Não sei quantos anos tive
de convivência com o Professor
Zeca nem posso precisar bem a época
dos nossos primeiros encontros,
de quando eu comecei a beber na
fonte inesgotável de sua
sabedoria, do manancial de erudição
tão maravilhoso que ele sabia
muito bem guardar envolto numa sincera
e natural simplicidade. Foi o Professor
Zeca um dos homens mais cultos e
mais humildes que pude conhecer
até hoje, cultura que a gente
tinha de minerar aos poucos através
de perguntas, de colocação
de assuntos que pudessem provocar
sua obrigação de ensinar,
de esclarecer. Sabendo muito, por
demais preciso nos seus conceitos
de ciência, de filosofia,
de religião, de lingüística,
parece que tinha medo, ou mesmo
por excesso de amor evitava ofuscar
os que pouco sabiam ou sabiam quase
nada.
O Professor Zeca era impecável
na limpeza. Limpeza física
e de coração, limpeza
de idéias, de vocabulário,
uma limpeza alegre, descontraída,
despojada de qualquer tipo de pompa
ou de orgulho. Sua presença
colocava as pessoas tão à
vontade como se elas estivessem
numa respeitosa festa de família.
Era um homem de bem, tudo indica,
sem qualquer defeito visível
ou invisível.
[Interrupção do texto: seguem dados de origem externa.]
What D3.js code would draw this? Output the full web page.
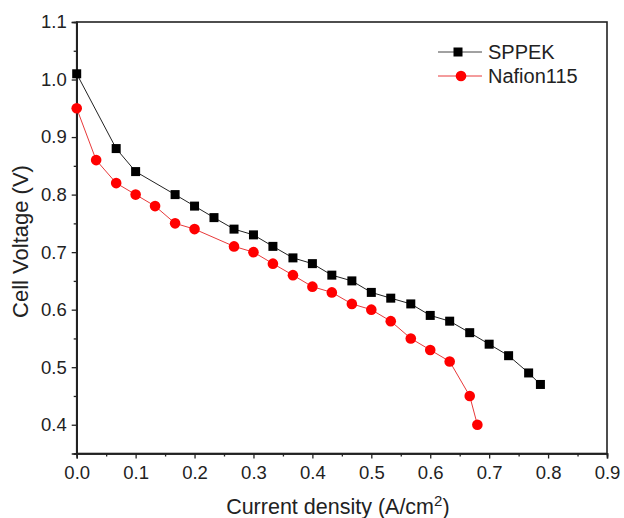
<!DOCTYPE html>
<html><head><meta charset="utf-8">
<script src="https://cdn.jsdelivr.net/npm/d3@7"></script>
<style>body{margin:0;background:#fff}svg{display:block}text{font-family:"Liberation Sans",Arial,sans-serif}</style>
</head><body>
<script>
const sppekX = [0, 0.067, 0.1, 0.167, 0.2, 0.233, 0.267, 0.3, 0.333, 0.367, 0.4, 0.433, 0.467, 0.5, 0.533, 0.567, 0.6, 0.633, 0.667, 0.7, 0.733, 0.767, 0.787];
const sppekY = [1.01, 0.88, 0.84, 0.80, 0.78, 0.76, 0.74, 0.73, 0.71, 0.69, 0.68, 0.66, 0.65, 0.63, 0.62, 0.61, 0.59, 0.58, 0.56, 0.54, 0.52, 0.49, 0.47];
const nafionX = [0, 0.033, 0.067, 0.1, 0.133, 0.167, 0.2, 0.267, 0.3, 0.333, 0.367, 0.4, 0.433, 0.467, 0.5, 0.533, 0.567, 0.6, 0.633, 0.667, 0.68];
const nafionY = [0.95, 0.86, 0.82, 0.80, 0.78, 0.75, 0.74, 0.71, 0.70, 0.68, 0.66, 0.64, 0.63, 0.61, 0.60, 0.58, 0.55, 0.53, 0.51, 0.45, 0.40];
const xTicks = [0, 0.1, 0.2, 0.3, 0.4, 0.5, 0.6, 0.7, 0.8, 0.9];
const yTicks = [0.4, 0.5, 0.6, 0.7, 0.8, 0.9, 1.0, 1.1];
const seriesNames = ["SPPEK", "Nafion115"];

const W = 624, H = 518;
const L = 76.7, R = 607, T = 22, B = 453.5;
const svg = d3.select("body").append("svg").attr("width", W).attr("height", H);
const x = d3.scaleLinear().domain([0, 0.9]).range([L, R]);
const y = d3.scaleLinear().domain([0.35, 1.1]).range([B, T]);

// frame
svg.append("rect").attr("x", L).attr("y", T).attr("width", R - L).attr("height", B - T)
  .attr("fill", "none").attr("stroke", "#222").attr("stroke-width", 1.6);

const xMinor = d3.range(0.05, 0.9, 0.1);
const yMinor = d3.range(0.35, 1.1, 0.1).map(v => +v.toFixed(2)).filter(v => !yTicks.some(t => Math.abs(t - v) < 1e-6));

svg.append("g").attr("transform", `translate(0,${B})`)
  .call(d3.axisBottom(x).tickValues(xTicks).tickFormat(d3.format(".1f")).tickSize(5).tickPadding(7));
svg.append("g").attr("transform", `translate(0,${B})`)
  .call(d3.axisBottom(x).tickValues(xMinor).tickFormat("").tickSize(3));
svg.append("g").attr("transform", `translate(${L},0)`)
  .call(d3.axisLeft(y).tickValues(yTicks).tickFormat(d3.format(".1f")).tickSize(5).tickPadding(5));
svg.append("g").attr("transform", `translate(${L},0)`)
  .call(d3.axisLeft(y).tickValues(yMinor).tickFormat("").tickSize(3));
svg.selectAll(".domain").attr("stroke", "#222").attr("stroke-width", 1.6);
svg.selectAll(".tick line").attr("stroke", "#222").attr("stroke-width", 1.3);
svg.selectAll(".tick text").attr("font-size", 18.5).attr("fill", "#222")
  .attr("font-family", "'Liberation Sans', Arial, sans-serif");

// axis titles
const xt = svg.append("text").attr("x", (L + R) / 2 - 4).attr("y", 514).attr("text-anchor", "middle")
  .attr("font-size", 21.5).attr("fill", "#222");
xt.append("tspan").text("Current density (A/cm");
xt.append("tspan").attr("dy", -8).attr("font-size", 15).text("2");
xt.append("tspan").attr("dy", 8).text(")");
svg.append("text").attr("transform", `translate(28,241.5) rotate(-90)`)
  .attr("text-anchor", "middle").attr("font-size", 22).attr("fill", "#222").text("Cell Voltage (V)");

const line = d3.line().x(d => x(d[0])).y(d => y(d[1]));
const sp = sppekX.map((v, i) => [v, sppekY[i]]);
const nf = nafionX.map((v, i) => [v, nafionY[i]]);

svg.append("path").datum(sp).attr("d", line).attr("fill", "none").attr("stroke", "#222").attr("stroke-width", 1);
svg.append("path").datum(nf).attr("d", line).attr("fill", "none").attr("stroke", "#e8393a").attr("stroke-width", 1);

svg.selectAll(".sq").data(sp).enter().append("rect")
  .attr("x", d => x(d[0]) - 4.5).attr("y", d => y(d[1]) - 4.5).attr("width", 9).attr("height", 9).attr("fill", "#000");
svg.selectAll(".ci").data(nf).enter().append("circle")
  .attr("cx", d => x(d[0])).attr("cy", d => y(d[1])).attr("r", 5.3).attr("fill", "#f00");

// legend
const lg = svg.append("g");
[0, 1].forEach(i => {
  const yy = 52 + i * 24;
  lg.append("line").attr("x1", 438).attr("x2", 482).attr("y1", yy).attr("y2", yy)
    .attr("stroke", i ? "#e8393a" : "#444").attr("stroke-width", 1);
  if (i === 0) lg.append("rect").attr("x", 458 - 4.5).attr("y", yy - 4.5).attr("width", 9).attr("height", 9).attr("fill", "#000");
  else lg.append("circle").attr("cx", 461).attr("cy", yy).attr("r", 5.3).attr("fill", "#f00");
  lg.append("text").attr("x", 488).attr("y", yy + 7).attr("font-size", 20).attr("fill", "#222").text(seriesNames[i]);
});
</script>
</body></html>
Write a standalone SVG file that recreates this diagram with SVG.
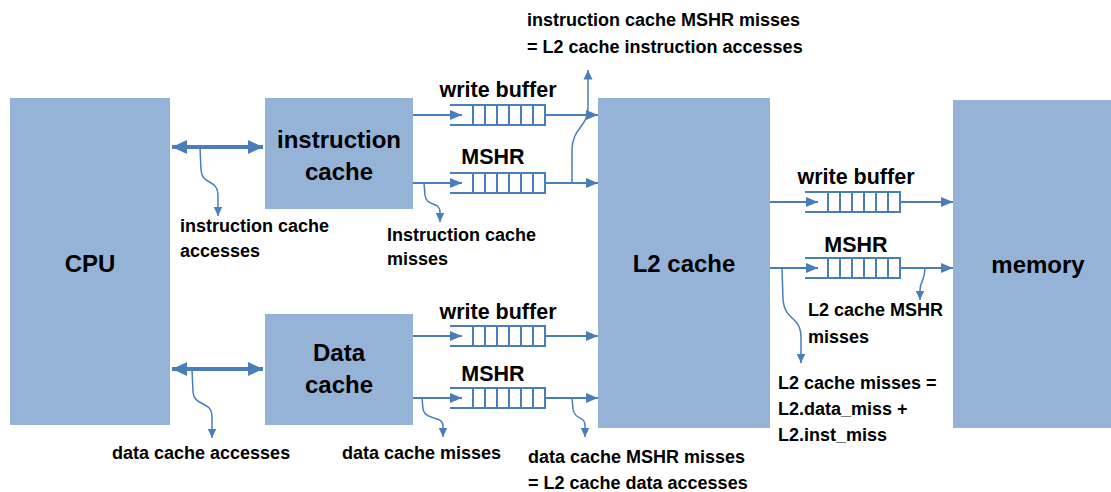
<svg xmlns="http://www.w3.org/2000/svg" xmlns:xlink="http://www.w3.org/1999/xlink" width="1111" height="492" viewBox="0 0 1111 492">
  <style>
    .box { fill: #95B3D7; }
    .big { font-family: "Liberation Sans", Arial, sans-serif; font-weight: bold; font-size: 24px; fill: #000; text-anchor: middle; }
    .qlabel { font-family: "Liberation Sans", Arial, sans-serif; font-weight: bold; font-size: 21.5px; fill: #000; text-anchor: middle; }
    .note { font-family: "Liberation Sans", Arial, sans-serif; font-weight: bold; font-size: 18px; fill: #000; }
    .wire { fill: none; stroke: #4A7EBB; stroke-width: 2; }
    .tap { fill: none; stroke: #4A7EBB; stroke-width: 1.5; }
    .bus { fill: none; stroke: #4A7EBB; stroke-width: 4; }
    .queue { fill: none; stroke: #4A7EBB; stroke-width: 2; }
  </style>
  <defs>
    <marker id="ah" markerUnits="userSpaceOnUse" markerWidth="13" markerHeight="11" refX="12" refY="5.5" orient="auto">
      <path d="M0,0.5 L12,5.5 L0,10.5 z" fill="#4A7EBB"/>
    </marker>
    <marker id="ahs" markerUnits="userSpaceOnUse" markerWidth="10" markerHeight="10" refX="9.5" refY="5" orient="auto">
      <path d="M0,0.5 L9.5,5 L0,9.5 z" fill="#4A7EBB"/>
    </marker>
    <marker id="ahb" markerUnits="userSpaceOnUse" markerWidth="16" markerHeight="14" refX="15" refY="7" orient="auto-start-reverse">
      <path d="M0,0 L15,7 L0,14 z" fill="#4A7EBB"/>
    </marker>
    <!-- queue: open input end, six slots -->
    <g id="queue" class="queue">
      <path d="M0,0 H95 V20 H0"/>
      <path d="M23,0 V20 M35,0 V20 M47,0 V20 M59,0 V20 M71,0 V20 M83,0 V20"/>
    </g>
  </defs>

  <rect width="1111" height="492" fill="#fff"/>

  <!-- blocks -->
  <g id="cpu">
    <rect class="box" x="10" y="98" width="160" height="327"/>
    <text class="big" x="90" y="272">CPU</text>
  </g>
  <g id="icache">
    <rect class="box" x="265" y="98" width="148" height="111"/>
    <text class="big" x="339" y="148">instruction</text>
    <text class="big" x="339" y="180">cache</text>
  </g>
  <g id="dcache">
    <rect class="box" x="265" y="314" width="148" height="111"/>
    <text class="big" x="339" y="361">Data</text>
    <text class="big" x="339" y="393">cache</text>
  </g>
  <g id="l2">
    <rect class="box" x="598" y="98" width="172" height="330"/>
    <text class="big" x="684" y="272">L2 cache</text>
  </g>
  <g id="memory">
    <rect class="box" x="953" y="100" width="158" height="328"/>
    <text class="big" x="1038" y="273">memory</text>
  </g>

  <!-- buffers -->
  <g id="i-wb">
    <use xlink:href="#queue" x="450" y="105"/>
    <text class="qlabel" x="498" y="97">write buffer</text>
  </g>
  <g id="i-mshr">
    <use xlink:href="#queue" x="450" y="173"/>
    <text class="qlabel" x="493" y="164">MSHR</text>
  </g>
  <g id="d-wb">
    <use xlink:href="#queue" x="450" y="326"/>
    <text class="qlabel" x="498" y="319">write buffer</text>
  </g>
  <g id="d-mshr">
    <use xlink:href="#queue" x="450" y="388"/>
    <text class="qlabel" x="493" y="381">MSHR</text>
  </g>
  <g id="l2-wb">
    <use xlink:href="#queue" x="805" y="192"/>
    <text class="qlabel" x="856" y="184">write buffer</text>
  </g>
  <g id="l2-mshr">
    <use xlink:href="#queue" x="805" y="258"/>
    <text class="qlabel" x="856" y="252">MSHR</text>
  </g>

  <!-- connectors -->
  <g id="connectors">
    <path class="bus" d="M172,147 H263" marker-start="url(#ahb)" marker-end="url(#ahb)"/>
    <path class="bus" d="M172,369 H263" marker-start="url(#ahb)" marker-end="url(#ahb)"/>

    <path class="wire" d="M413,115 H462" marker-end="url(#ah)"/>
    <path class="wire" d="M545,115 H598" marker-end="url(#ah)"/>
    <path class="wire" d="M413,183 H462" marker-end="url(#ah)"/>
    <path class="wire" d="M545,183 H598" marker-end="url(#ah)"/>
    <path class="wire" d="M413,336 H462" marker-end="url(#ah)"/>
    <path class="wire" d="M545,336 H598" marker-end="url(#ah)"/>
    <path class="wire" d="M413,398 H462" marker-end="url(#ah)"/>
    <path class="wire" d="M545,398 H598" marker-end="url(#ah)"/>
    <path class="wire" d="M770,202 H818" marker-end="url(#ah)"/>
    <path class="wire" d="M900,202 H953" marker-end="url(#ah)"/>
    <path class="wire" d="M770,268 H818" marker-end="url(#ah)"/>
    <path class="wire" d="M900,268 H953" marker-end="url(#ah)"/>

    <!-- counters tapped off the links -->
    <path class="tap" d="M200,147 L201,170 C202,186 218,178 218,196 L218,216" marker-end="url(#ahs)"/>
    <path class="tap" d="M192,369 L193,392 C194,407 212,400 212,417 L212,438" marker-end="url(#ahs)"/>
    <path class="tap" d="M424,183 L425,195 C426,207 440,201 440,212 L440,222" marker-end="url(#ahs)"/>
    <path class="tap" d="M422,398 L423,409 C425,421 443,415 443,426 L443,437" marker-end="url(#ahs)"/>
    <path class="tap" d="M572,398 L573,409 C575,421 585,415 585,426 L585,437" marker-end="url(#ahs)"/>
    <path class="tap" d="M572,183 L572,150 C572,128 588,127 588,108 L588,70" marker-end="url(#ahs)"/>
    <path class="tap" d="M925,268 C925,280 920,282 920,290 L920,300" marker-end="url(#ahs)"/>
    <path class="tap" d="M782,268 L783,300 C785,322 801,315 801,338 L801,363" marker-end="url(#ahs)"/>
  </g>

  <!-- counter labels -->
  <g id="labels">
    <text class="note" x="527" y="26">instruction cache MSHR misses</text>
    <text class="note" x="527" y="53">= L2 cache instruction accesses</text>
    <text class="note" x="180" y="232">instruction cache</text>
    <text class="note" x="180" y="257">accesses</text>
    <text class="note" x="387" y="241">Instruction cache</text>
    <text class="note" x="387" y="265">misses</text>
    <text class="note" x="808" y="316">L2 cache MSHR</text>
    <text class="note" x="808" y="343">misses</text>
    <text class="note" x="778" y="389">L2 cache misses =</text>
    <text class="note" x="778" y="415">L2.data_miss +</text>
    <text class="note" x="778" y="441">L2.inst_miss</text>
    <text class="note" x="112" y="459">data cache accesses</text>
    <text class="note" x="342" y="459">data cache misses</text>
    <text class="note" x="528" y="463">data cache MSHR misses</text>
    <text class="note" x="528" y="489">= L2 cache data accesses</text>
  </g>
</svg>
Os que conviveram
mais tempo com ele, – os saudosos
Olímpio Abreu, Ney David,
D. Deuslira Filpi, D. Lisbela, D.
Lia Rameta, João Afonso,
todos diziam nunca terem notado
nele qualquer faceta negativa. Espírita
desde os treze anos, juntamente
com seu famoso irmão Cícero
Pereira, Professor Zeca foi estudioso
da doutrina até os 84, paciente
nas anotações, firme
e sem desfalecimento até
o fim. Um erudito, obediente à
Codificação, firme
no escrever e no proferir palestras,
foi sempre mestre admirado de muitas
gerações.
Houve em Montes Claros – há
três décadas -
uma semana de comemorações
do centenário de nascimento
do Professor Zeca. Foram dias de
repasse de feitos grandiosos de
um homem que jamais sonhou com grandezas.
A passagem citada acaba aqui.